RCBH928 wrote:DVD players can read dual-layers? How does this help bring better picture as I am sure stuff like resolution and bitrate is locked to a specific standard.


marurun wrote:DVDs have a large variety of bitrate options. When you pump the quality all the way up for video and 5.1 audio you can barely fit a 2 hour movie on a disc without any extras. Dual layer allows them to include extras and also pump up the quality. This is before special mastering of the video stream.


Just to add to this... Basically, it's the same resolution but doesn't have to be compressed as much (the bitrate). A single layer DVD is 4.7 GB and a dual layer is 8.5 GB, that's a huge difference in terms of how much storage space you have to fit a movie.

The James Bond DVDs I referenced, the trailer for that release bragged about a new DVD mastering technique that really improved the quality. I forget the details of it and can't look it up right now, but I was very impressed with it. At that time I had a DVD player and a 720p HDTV, and it was noticeably better quality than what I was use to. It was the best I've ever seen a DVD look at that point.
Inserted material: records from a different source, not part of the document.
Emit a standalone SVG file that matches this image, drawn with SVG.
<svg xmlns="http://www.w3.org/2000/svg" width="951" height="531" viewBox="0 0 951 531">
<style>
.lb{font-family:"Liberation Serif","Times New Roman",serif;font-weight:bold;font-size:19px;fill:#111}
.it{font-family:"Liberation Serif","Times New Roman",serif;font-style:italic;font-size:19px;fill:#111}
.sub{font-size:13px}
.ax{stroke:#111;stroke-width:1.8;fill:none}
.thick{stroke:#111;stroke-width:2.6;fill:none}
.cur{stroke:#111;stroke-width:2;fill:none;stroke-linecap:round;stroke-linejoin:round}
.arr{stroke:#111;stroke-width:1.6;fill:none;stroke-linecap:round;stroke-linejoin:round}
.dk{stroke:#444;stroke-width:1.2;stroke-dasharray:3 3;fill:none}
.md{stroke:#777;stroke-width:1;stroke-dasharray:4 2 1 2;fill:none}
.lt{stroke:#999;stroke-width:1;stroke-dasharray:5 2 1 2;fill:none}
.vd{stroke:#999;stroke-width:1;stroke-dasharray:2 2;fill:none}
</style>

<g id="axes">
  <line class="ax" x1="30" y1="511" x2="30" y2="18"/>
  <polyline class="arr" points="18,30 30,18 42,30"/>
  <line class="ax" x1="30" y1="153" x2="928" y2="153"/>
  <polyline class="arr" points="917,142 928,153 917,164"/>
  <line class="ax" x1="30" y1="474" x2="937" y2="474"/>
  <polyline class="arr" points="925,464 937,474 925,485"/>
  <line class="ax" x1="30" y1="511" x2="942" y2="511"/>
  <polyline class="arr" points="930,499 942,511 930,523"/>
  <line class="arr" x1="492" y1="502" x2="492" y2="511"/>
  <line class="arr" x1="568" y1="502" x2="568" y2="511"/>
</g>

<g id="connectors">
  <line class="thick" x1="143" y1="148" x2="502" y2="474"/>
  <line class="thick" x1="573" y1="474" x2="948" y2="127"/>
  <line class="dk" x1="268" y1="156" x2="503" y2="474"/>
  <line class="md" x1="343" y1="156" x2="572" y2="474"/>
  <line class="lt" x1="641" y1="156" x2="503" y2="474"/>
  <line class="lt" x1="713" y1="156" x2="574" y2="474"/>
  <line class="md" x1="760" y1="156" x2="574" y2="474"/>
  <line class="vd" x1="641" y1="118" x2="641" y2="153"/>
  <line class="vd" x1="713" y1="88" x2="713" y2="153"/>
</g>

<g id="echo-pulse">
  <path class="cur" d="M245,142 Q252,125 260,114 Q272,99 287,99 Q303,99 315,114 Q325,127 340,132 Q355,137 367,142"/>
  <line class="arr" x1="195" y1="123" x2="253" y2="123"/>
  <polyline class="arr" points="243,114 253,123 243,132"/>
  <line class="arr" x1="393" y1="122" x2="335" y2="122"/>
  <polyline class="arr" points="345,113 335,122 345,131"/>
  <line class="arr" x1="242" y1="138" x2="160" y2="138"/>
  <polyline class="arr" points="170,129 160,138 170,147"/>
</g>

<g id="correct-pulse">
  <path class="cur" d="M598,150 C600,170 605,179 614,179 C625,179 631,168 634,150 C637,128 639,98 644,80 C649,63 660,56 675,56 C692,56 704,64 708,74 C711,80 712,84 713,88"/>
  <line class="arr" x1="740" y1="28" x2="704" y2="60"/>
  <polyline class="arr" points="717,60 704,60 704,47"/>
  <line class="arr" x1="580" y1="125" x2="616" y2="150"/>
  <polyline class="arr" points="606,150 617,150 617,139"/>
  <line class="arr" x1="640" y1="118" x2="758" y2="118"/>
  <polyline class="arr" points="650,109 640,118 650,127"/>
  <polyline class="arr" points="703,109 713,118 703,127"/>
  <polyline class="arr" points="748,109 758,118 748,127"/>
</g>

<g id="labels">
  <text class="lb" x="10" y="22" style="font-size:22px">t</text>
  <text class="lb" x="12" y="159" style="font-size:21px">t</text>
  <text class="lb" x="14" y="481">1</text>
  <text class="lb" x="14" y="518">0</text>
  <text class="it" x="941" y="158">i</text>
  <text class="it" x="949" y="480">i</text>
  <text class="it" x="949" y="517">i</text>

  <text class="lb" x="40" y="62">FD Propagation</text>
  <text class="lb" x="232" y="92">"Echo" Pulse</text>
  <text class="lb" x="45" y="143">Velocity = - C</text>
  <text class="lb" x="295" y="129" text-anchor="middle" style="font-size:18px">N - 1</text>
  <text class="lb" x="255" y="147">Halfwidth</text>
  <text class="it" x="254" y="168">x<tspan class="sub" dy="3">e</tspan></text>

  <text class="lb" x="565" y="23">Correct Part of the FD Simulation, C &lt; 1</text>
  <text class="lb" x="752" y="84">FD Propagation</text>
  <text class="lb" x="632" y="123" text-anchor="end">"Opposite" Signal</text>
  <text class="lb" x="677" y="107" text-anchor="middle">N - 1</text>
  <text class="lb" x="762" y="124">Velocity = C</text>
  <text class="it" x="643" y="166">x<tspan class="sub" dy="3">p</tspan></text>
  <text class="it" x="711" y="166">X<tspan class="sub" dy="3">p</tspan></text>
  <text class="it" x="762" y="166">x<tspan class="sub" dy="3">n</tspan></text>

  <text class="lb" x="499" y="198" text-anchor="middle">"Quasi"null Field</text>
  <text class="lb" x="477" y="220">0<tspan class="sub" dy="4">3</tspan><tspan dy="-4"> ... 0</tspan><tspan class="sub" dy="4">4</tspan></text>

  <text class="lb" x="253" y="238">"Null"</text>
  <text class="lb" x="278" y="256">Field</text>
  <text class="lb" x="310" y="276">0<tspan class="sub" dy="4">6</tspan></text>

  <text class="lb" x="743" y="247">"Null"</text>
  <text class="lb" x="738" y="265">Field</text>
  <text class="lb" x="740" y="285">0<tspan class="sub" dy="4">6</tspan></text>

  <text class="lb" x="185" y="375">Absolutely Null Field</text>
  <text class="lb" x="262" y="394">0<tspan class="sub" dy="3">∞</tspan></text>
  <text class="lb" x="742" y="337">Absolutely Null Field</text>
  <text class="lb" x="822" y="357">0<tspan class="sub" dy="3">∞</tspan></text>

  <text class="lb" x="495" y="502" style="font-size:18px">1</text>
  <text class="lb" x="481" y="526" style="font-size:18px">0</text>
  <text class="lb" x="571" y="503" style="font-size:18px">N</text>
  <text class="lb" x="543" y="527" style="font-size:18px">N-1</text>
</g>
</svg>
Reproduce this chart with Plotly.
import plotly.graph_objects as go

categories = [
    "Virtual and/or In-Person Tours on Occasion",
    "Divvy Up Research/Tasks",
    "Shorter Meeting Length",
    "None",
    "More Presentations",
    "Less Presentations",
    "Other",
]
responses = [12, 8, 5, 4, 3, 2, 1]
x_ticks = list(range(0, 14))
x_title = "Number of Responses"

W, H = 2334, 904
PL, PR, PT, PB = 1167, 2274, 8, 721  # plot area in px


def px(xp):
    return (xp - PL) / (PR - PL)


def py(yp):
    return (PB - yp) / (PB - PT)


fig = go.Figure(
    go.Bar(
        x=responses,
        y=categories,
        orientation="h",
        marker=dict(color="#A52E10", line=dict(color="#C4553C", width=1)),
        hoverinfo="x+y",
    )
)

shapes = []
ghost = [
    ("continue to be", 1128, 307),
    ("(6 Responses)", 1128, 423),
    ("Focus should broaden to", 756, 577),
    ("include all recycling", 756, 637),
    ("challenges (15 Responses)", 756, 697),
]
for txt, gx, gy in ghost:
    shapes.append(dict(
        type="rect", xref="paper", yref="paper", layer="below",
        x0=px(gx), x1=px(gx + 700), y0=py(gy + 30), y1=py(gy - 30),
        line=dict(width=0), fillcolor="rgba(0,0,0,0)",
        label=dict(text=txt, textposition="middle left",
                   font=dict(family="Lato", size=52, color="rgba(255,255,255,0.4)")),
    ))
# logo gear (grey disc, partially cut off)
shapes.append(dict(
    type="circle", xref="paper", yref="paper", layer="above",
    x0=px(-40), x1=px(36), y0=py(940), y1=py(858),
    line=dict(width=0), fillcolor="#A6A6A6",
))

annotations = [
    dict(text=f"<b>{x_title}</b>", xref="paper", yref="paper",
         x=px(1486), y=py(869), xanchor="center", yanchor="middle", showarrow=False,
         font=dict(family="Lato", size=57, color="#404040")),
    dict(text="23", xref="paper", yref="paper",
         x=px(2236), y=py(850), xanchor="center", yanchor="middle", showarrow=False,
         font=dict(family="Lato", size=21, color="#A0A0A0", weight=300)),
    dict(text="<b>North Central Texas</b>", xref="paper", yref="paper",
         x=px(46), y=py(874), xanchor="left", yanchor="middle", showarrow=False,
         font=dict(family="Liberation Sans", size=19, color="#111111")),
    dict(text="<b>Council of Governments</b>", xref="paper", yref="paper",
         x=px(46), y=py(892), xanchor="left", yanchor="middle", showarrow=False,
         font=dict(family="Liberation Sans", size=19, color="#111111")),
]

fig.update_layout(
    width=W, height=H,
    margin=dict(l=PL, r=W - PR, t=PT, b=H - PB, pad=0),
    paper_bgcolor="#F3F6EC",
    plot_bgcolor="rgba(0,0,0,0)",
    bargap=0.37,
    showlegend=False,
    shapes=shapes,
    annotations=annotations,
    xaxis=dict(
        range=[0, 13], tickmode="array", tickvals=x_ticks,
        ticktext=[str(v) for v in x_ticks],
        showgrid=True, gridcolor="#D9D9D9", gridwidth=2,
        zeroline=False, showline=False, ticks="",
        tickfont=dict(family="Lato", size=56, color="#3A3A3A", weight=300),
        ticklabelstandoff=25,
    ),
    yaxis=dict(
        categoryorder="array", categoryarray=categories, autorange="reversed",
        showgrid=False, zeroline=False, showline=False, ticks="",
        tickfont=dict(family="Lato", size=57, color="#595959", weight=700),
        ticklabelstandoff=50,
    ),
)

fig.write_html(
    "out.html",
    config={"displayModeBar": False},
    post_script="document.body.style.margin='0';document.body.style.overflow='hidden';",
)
It wasn't uncommon at all to find early releases that had the movie on one disc and bonus material on a second disc. And it wasn't uncommon for longer movies to be split between two discs. I have an original release of Gangs of New York on DVD and the movie is spread across two discs (this movie is almost 3 hours long). This was especially annoying.

Earlier DVD players might not be able to read dual layer discs. I think it has to do more with the firmware than the hardware. The Wii needed a firmware update to read DL when the first DL game disc was released. Some people have trouble with their PS2 not being able to read DL discs, and this might be do to wear.